### SHORT TASK
Retype each line of the material exactly, please, skipping any picture in it.

### SUPPLIED DATA
+++
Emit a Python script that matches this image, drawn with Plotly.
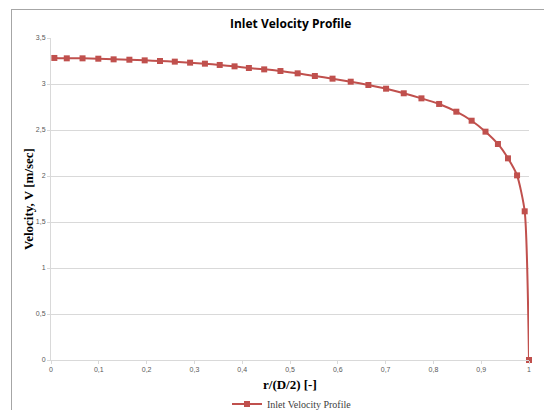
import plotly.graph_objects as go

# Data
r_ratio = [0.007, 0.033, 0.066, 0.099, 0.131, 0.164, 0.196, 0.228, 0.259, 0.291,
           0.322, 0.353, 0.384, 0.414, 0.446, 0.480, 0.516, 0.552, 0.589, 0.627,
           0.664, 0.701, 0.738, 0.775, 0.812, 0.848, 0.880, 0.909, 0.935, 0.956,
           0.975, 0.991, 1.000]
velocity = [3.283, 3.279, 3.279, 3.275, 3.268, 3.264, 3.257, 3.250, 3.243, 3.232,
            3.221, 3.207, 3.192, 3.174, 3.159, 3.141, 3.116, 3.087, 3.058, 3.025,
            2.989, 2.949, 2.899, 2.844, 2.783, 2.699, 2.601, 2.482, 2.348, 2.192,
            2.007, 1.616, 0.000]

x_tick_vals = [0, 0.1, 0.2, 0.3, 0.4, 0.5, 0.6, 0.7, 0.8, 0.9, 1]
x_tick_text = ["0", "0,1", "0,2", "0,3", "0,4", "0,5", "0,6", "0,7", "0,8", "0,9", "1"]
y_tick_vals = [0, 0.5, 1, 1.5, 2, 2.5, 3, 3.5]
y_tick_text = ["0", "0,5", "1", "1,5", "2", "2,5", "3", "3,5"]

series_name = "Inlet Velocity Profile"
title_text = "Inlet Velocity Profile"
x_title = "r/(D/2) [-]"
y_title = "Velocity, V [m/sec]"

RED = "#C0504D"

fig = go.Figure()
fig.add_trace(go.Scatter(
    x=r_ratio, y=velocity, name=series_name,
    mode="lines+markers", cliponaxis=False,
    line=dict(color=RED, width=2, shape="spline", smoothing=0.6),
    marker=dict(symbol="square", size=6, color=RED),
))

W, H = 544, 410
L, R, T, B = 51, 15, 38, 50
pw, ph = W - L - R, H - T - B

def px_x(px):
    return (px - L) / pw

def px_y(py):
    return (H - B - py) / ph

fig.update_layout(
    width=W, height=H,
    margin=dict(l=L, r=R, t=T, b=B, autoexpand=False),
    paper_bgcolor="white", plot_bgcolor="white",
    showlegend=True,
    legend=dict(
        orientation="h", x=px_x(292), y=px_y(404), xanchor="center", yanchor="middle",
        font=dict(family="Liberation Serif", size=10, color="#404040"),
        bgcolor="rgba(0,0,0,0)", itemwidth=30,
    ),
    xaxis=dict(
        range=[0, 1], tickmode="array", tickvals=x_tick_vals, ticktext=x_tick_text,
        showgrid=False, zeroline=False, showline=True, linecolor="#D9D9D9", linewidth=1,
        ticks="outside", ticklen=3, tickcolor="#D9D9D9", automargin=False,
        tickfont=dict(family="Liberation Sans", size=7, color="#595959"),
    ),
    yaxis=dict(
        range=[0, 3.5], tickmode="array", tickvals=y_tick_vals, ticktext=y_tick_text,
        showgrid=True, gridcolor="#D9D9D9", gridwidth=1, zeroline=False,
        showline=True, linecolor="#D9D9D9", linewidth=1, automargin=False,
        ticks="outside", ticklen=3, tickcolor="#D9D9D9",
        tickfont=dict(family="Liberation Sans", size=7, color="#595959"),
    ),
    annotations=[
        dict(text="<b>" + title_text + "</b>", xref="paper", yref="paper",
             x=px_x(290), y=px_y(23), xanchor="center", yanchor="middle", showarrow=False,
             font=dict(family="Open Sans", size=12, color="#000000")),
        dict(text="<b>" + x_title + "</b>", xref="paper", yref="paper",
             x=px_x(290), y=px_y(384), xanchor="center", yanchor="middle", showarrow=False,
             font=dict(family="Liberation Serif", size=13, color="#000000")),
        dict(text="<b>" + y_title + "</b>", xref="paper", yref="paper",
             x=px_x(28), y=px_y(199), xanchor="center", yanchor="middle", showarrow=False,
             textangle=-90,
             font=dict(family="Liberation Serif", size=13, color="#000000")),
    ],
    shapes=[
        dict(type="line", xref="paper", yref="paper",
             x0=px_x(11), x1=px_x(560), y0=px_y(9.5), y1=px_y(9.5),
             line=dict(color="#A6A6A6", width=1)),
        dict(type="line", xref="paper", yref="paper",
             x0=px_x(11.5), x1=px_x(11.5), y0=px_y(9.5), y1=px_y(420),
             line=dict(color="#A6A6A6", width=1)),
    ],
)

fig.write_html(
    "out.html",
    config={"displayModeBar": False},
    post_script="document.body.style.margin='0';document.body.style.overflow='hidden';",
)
+++
### FINISHED EXERCISE
Emit a Python script that matches this image, drawn with Plotly.
import plotly.graph_objects as go

# Data
r_ratio = [0.007, 0.033, 0.066, 0.099, 0.131, 0.164, 0.196, 0.228, 0.259, 0.291,
           0.322, 0.353, 0.384, 0.414, 0.446, 0.480, 0.516, 0.552, 0.589, 0.627,
           0.664, 0.701, 0.738, 0.775, 0.812, 0.848, 0.880, 0.909, 0.935, 0.956,
           0.975, 0.991, 1.000]
velocity = [3.283, 3.279, 3.279, 3.275, 3.268, 3.264, 3.257, 3.250, 3.243, 3.232,
            3.221, 3.207, 3.192, 3.174, 3.159, 3.141, 3.116, 3.087, 3.058, 3.025,
            2.989, 2.949, 2.899, 2.844, 2.783, 2.699, 2.601, 2.482, 2.348, 2.192,
            2.007, 1.616, 0.000]

x_tick_vals = [0, 0.1, 0.2, 0.3, 0.4, 0.5, 0.6, 0.7, 0.8, 0.9, 1]
x_tick_text = ["0", "0,1", "0,2", "0,3", "0,4", "0,5", "0,6", "0,7", "0,8", "0,9", "1"]
y_tick_vals = [0, 0.5, 1, 1.5, 2, 2.5, 3, 3.5]
y_tick_text = ["0", "0,5", "1", "1,5", "2", "2,5", "3", "3,5"]

series_name = "Inlet Velocity Profile"
title_text = "Inlet Velocity Profile"
x_title = "r/(D/2) [-]"
y_title = "Velocity, V [m/sec]"

RED = "#C0504D"

fig = go.Figure()
fig.add_trace(go.Scatter(
    x=r_ratio, y=velocity, name=series_name,
    mode="lines+markers", cliponaxis=False,
    line=dict(color=RED, width=2, shape="spline", smoothing=0.6),
    marker=dict(symbol="square", size=6, color=RED),
))

W, H = 544, 410
L, R, T, B = 51, 15, 38, 50
pw, ph = W - L - R, H - T - B

def px_x(px):
    return (px - L) / pw

def px_y(py):
    return (H - B - py) / ph

fig.update_layout(
    width=W, height=H,
    margin=dict(l=L, r=R, t=T, b=B, autoexpand=False),
    paper_bgcolor="white", plot_bgcolor="white",
    showlegend=True,
    legend=dict(
        orientation="h", x=px_x(292), y=px_y(404), xanchor="center", yanchor="middle",
        font=dict(family="Liberation Serif", size=10, color="#404040"),
        bgcolor="rgba(0,0,0,0)", itemwidth=30,
    ),
    xaxis=dict(
        range=[0, 1], tickmode="array", tickvals=x_tick_vals, ticktext=x_tick_text,
        showgrid=False, zeroline=False, showline=True, linecolor="#D9D9D9", linewidth=1,
        ticks="outside", ticklen=3, tickcolor="#D9D9D9", automargin=False,
        tickfont=dict(family="Liberation Sans", size=7, color="#595959"),
    ),
    yaxis=dict(
        range=[0, 3.5], tickmode="array", tickvals=y_tick_vals, ticktext=y_tick_text,
        showgrid=True, gridcolor="#D9D9D9", gridwidth=1, zeroline=False,
        showline=True, linecolor="#D9D9D9", linewidth=1, automargin=False,
        ticks="outside", ticklen=3, tickcolor="#D9D9D9",
        tickfont=dict(family="Liberation Sans", size=7, color="#595959"),
    ),
    annotations=[
        dict(text="<b>" + title_text + "</b>", xref="paper", yref="paper",
             x=px_x(290), y=px_y(23), xanchor="center", yanchor="middle", showarrow=False,
             font=dict(family="Open Sans", size=12, color="#000000")),
        dict(text="<b>" + x_title + "</b>", xref="paper", yref="paper",
             x=px_x(290), y=px_y(384), xanchor="center", yanchor="middle", showarrow=False,
             font=dict(family="Liberation Serif", size=13, color="#000000")),
        dict(text="<b>" + y_title + "</b>", xref="paper", yref="paper",
             x=px_x(28), y=px_y(199), xanchor="center", yanchor="middle", showarrow=False,
             textangle=-90,
             font=dict(family="Liberation Serif", size=13, color="#000000")),
    ],
    shapes=[
        dict(type="line", xref="paper", yref="paper",
             x0=px_x(11), x1=px_x(560), y0=px_y(9.5), y1=px_y(9.5),
             line=dict(color="#A6A6A6", width=1)),
        dict(type="line", xref="paper", yref="paper",
             x0=px_x(11.5), x1=px_x(11.5), y0=px_y(9.5), y1=px_y(420),
             line=dict(color="#A6A6A6", width=1)),
    ],
)

fig.write_html(
    "out.html",
    config={"displayModeBar": False},
    post_script="document.body.style.margin='0';document.body.style.overflow='hidden';",
)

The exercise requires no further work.